## PROBLEM TO SOLVE
Repeat each line of the material below exactly as it appears, minus any pictures.

§ §

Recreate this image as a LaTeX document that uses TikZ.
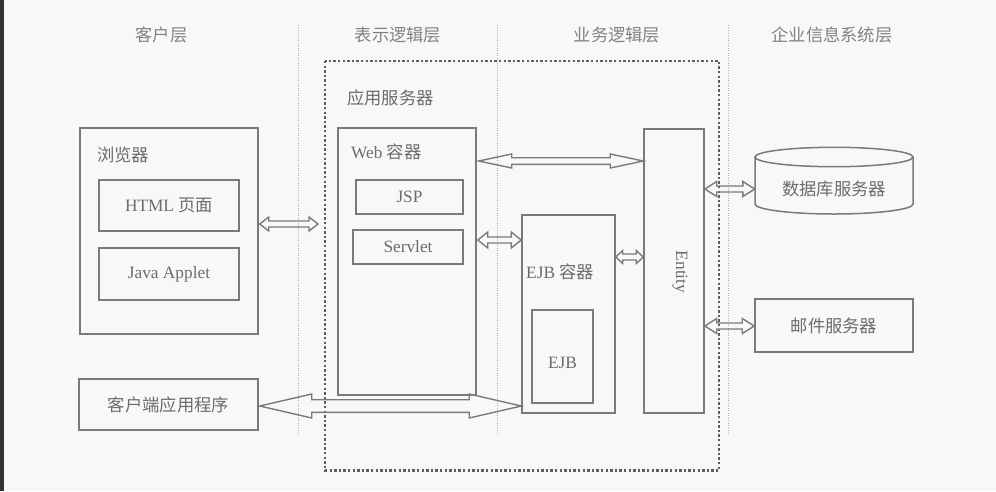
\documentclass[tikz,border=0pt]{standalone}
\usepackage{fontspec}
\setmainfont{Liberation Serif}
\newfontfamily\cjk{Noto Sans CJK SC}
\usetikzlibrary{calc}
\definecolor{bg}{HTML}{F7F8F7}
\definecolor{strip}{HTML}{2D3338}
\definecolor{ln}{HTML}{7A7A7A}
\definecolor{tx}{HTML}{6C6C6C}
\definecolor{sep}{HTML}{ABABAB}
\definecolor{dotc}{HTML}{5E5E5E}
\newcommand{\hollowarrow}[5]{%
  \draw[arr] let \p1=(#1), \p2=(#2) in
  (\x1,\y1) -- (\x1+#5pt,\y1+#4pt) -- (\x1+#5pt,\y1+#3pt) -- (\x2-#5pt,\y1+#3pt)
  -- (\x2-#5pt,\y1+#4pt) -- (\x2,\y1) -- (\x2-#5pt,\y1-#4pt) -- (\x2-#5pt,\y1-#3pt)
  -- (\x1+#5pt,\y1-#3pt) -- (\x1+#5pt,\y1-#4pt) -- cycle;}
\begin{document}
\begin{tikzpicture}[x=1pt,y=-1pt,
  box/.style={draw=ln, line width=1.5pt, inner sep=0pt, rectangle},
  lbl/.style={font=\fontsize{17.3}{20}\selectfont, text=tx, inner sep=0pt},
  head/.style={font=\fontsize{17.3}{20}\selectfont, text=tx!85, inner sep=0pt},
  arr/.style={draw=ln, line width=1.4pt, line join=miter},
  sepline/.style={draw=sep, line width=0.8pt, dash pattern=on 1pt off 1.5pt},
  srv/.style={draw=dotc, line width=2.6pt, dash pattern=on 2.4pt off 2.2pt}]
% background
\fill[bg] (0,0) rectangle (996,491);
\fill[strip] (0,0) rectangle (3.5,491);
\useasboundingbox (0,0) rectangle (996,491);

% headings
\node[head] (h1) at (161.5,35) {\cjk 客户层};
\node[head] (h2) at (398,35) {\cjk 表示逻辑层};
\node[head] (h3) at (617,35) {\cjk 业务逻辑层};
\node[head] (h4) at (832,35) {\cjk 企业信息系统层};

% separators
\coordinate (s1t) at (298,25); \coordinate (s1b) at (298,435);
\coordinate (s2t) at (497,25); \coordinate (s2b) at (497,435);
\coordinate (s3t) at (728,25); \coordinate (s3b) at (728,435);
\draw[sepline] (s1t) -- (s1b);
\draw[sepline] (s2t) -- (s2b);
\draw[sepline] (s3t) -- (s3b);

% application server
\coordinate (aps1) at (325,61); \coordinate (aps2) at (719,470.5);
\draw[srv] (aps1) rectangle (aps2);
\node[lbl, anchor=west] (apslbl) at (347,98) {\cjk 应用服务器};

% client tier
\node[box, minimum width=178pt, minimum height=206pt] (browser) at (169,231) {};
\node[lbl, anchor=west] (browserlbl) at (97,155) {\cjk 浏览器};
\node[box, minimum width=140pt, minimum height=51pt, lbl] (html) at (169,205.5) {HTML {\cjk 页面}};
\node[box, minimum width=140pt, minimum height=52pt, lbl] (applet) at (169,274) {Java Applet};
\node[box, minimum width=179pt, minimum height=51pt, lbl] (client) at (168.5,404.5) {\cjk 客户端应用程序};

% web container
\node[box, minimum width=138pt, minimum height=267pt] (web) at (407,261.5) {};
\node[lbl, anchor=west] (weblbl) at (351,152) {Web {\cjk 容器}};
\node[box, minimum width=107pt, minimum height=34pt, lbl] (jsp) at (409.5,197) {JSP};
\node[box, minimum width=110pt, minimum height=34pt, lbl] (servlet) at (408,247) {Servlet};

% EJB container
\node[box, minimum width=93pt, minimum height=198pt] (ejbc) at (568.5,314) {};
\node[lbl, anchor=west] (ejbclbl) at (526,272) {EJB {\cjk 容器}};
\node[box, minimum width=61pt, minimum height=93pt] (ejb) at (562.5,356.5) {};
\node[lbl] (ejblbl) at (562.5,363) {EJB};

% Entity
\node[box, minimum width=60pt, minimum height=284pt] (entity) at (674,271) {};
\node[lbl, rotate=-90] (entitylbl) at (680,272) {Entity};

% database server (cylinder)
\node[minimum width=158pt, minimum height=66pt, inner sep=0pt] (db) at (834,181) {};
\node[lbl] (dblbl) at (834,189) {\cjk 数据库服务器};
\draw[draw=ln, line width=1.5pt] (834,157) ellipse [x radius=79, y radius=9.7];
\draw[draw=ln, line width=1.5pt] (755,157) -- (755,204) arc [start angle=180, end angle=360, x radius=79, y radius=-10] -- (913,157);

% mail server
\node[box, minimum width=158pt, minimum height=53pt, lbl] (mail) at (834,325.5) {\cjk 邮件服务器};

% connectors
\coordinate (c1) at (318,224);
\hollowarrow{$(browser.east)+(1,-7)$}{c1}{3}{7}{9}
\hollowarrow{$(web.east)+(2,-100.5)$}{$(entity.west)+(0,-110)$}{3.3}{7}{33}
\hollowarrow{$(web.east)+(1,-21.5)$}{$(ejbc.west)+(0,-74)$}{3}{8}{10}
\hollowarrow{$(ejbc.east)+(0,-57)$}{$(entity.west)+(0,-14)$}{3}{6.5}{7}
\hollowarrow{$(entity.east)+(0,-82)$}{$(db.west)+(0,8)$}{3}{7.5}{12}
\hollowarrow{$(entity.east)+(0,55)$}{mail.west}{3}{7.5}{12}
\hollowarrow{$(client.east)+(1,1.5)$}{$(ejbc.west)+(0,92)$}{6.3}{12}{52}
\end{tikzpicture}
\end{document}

§ §

## ANSWER TO THIS EXERCISE
Recreate this image as a LaTeX document that uses TikZ.
\documentclass[tikz,border=0pt]{standalone}
\usepackage{fontspec}
\setmainfont{Liberation Serif}
\newfontfamily\cjk{Noto Sans CJK SC}
\usetikzlibrary{calc}
\definecolor{bg}{HTML}{F7F8F7}
\definecolor{strip}{HTML}{2D3338}
\definecolor{ln}{HTML}{7A7A7A}
\definecolor{tx}{HTML}{6C6C6C}
\definecolor{sep}{HTML}{ABABAB}
\definecolor{dotc}{HTML}{5E5E5E}
\newcommand{\hollowarrow}[5]{%
  \draw[arr] let \p1=(#1), \p2=(#2) in
  (\x1,\y1) -- (\x1+#5pt,\y1+#4pt) -- (\x1+#5pt,\y1+#3pt) -- (\x2-#5pt,\y1+#3pt)
  -- (\x2-#5pt,\y1+#4pt) -- (\x2,\y1) -- (\x2-#5pt,\y1-#4pt) -- (\x2-#5pt,\y1-#3pt)
  -- (\x1+#5pt,\y1-#3pt) -- (\x1+#5pt,\y1-#4pt) -- cycle;}
\begin{document}
\begin{tikzpicture}[x=1pt,y=-1pt,
  box/.style={draw=ln, line width=1.5pt, inner sep=0pt, rectangle},
  lbl/.style={font=\fontsize{17.3}{20}\selectfont, text=tx, inner sep=0pt},
  head/.style={font=\fontsize{17.3}{20}\selectfont, text=tx!85, inner sep=0pt},
  arr/.style={draw=ln, line width=1.4pt, line join=miter},
  sepline/.style={draw=sep, line width=0.8pt, dash pattern=on 1pt off 1.5pt},
  srv/.style={draw=dotc, line width=2.6pt, dash pattern=on 2.4pt off 2.2pt}]
% background
\fill[bg] (0,0) rectangle (996,491);
\fill[strip] (0,0) rectangle (3.5,491);
\useasboundingbox (0,0) rectangle (996,491);

% headings
\node[head] (h1) at (161.5,35) {\cjk 客户层};
\node[head] (h2) at (398,35) {\cjk 表示逻辑层};
\node[head] (h3) at (617,35) {\cjk 业务逻辑层};
\node[head] (h4) at (832,35) {\cjk 企业信息系统层};

% separators
\coordinate (s1t) at (298,25); \coordinate (s1b) at (298,435);
\coordinate (s2t) at (497,25); \coordinate (s2b) at (497,435);
\coordinate (s3t) at (728,25); \coordinate (s3b) at (728,435);
\draw[sepline] (s1t) -- (s1b);
\draw[sepline] (s2t) -- (s2b);
\draw[sepline] (s3t) -- (s3b);

% application server
\coordinate (aps1) at (325,61); \coordinate (aps2) at (719,470.5);
\draw[srv] (aps1) rectangle (aps2);
\node[lbl, anchor=west] (apslbl) at (347,98) {\cjk 应用服务器};

% client tier
\node[box, minimum width=178pt, minimum height=206pt] (browser) at (169,231) {};
\node[lbl, anchor=west] (browserlbl) at (97,155) {\cjk 浏览器};
\node[box, minimum width=140pt, minimum height=51pt, lbl] (html) at (169,205.5) {HTML {\cjk 页面}};
\node[box, minimum width=140pt, minimum height=52pt, lbl] (applet) at (169,274) {Java Applet};
\node[box, minimum width=179pt, minimum height=51pt, lbl] (client) at (168.5,404.5) {\cjk 客户端应用程序};

% web container
\node[box, minimum width=138pt, minimum height=267pt] (web) at (407,261.5) {};
\node[lbl, anchor=west] (weblbl) at (351,152) {Web {\cjk 容器}};
\node[box, minimum width=107pt, minimum height=34pt, lbl] (jsp) at (409.5,197) {JSP};
\node[box, minimum width=110pt, minimum height=34pt, lbl] (servlet) at (408,247) {Servlet};

% EJB container
\node[box, minimum width=93pt, minimum height=198pt] (ejbc) at (568.5,314) {};
\node[lbl, anchor=west] (ejbclbl) at (526,272) {EJB {\cjk 容器}};
\node[box, minimum width=61pt, minimum height=93pt] (ejb) at (562.5,356.5) {};
\node[lbl] (ejblbl) at (562.5,363) {EJB};

% Entity
\node[box, minimum width=60pt, minimum height=284pt] (entity) at (674,271) {};
\node[lbl, rotate=-90] (entitylbl) at (680,272) {Entity};

% database server (cylinder)
\node[minimum width=158pt, minimum height=66pt, inner sep=0pt] (db) at (834,181) {};
\node[lbl] (dblbl) at (834,189) {\cjk 数据库服务器};
\draw[draw=ln, line width=1.5pt] (834,157) ellipse [x radius=79, y radius=9.7];
\draw[draw=ln, line width=1.5pt] (755,157) -- (755,204) arc [start angle=180, end angle=360, x radius=79, y radius=-10] -- (913,157);

% mail server
\node[box, minimum width=158pt, minimum height=53pt, lbl] (mail) at (834,325.5) {\cjk 邮件服务器};

% connectors
\coordinate (c1) at (318,224);
\hollowarrow{$(browser.east)+(1,-7)$}{c1}{3}{7}{9}
\hollowarrow{$(web.east)+(2,-100.5)$}{$(entity.west)+(0,-110)$}{3.3}{7}{33}
\hollowarrow{$(web.east)+(1,-21.5)$}{$(ejbc.west)+(0,-74)$}{3}{8}{10}
\hollowarrow{$(ejbc.east)+(0,-57)$}{$(entity.west)+(0,-14)$}{3}{6.5}{7}
\hollowarrow{$(entity.east)+(0,-82)$}{$(db.west)+(0,8)$}{3}{7.5}{12}
\hollowarrow{$(entity.east)+(0,55)$}{mail.west}{3}{7.5}{12}
\hollowarrow{$(client.east)+(1,1.5)$}{$(ejbc.west)+(0,92)$}{6.3}{12}{52}
\end{tikzpicture}
\end{document}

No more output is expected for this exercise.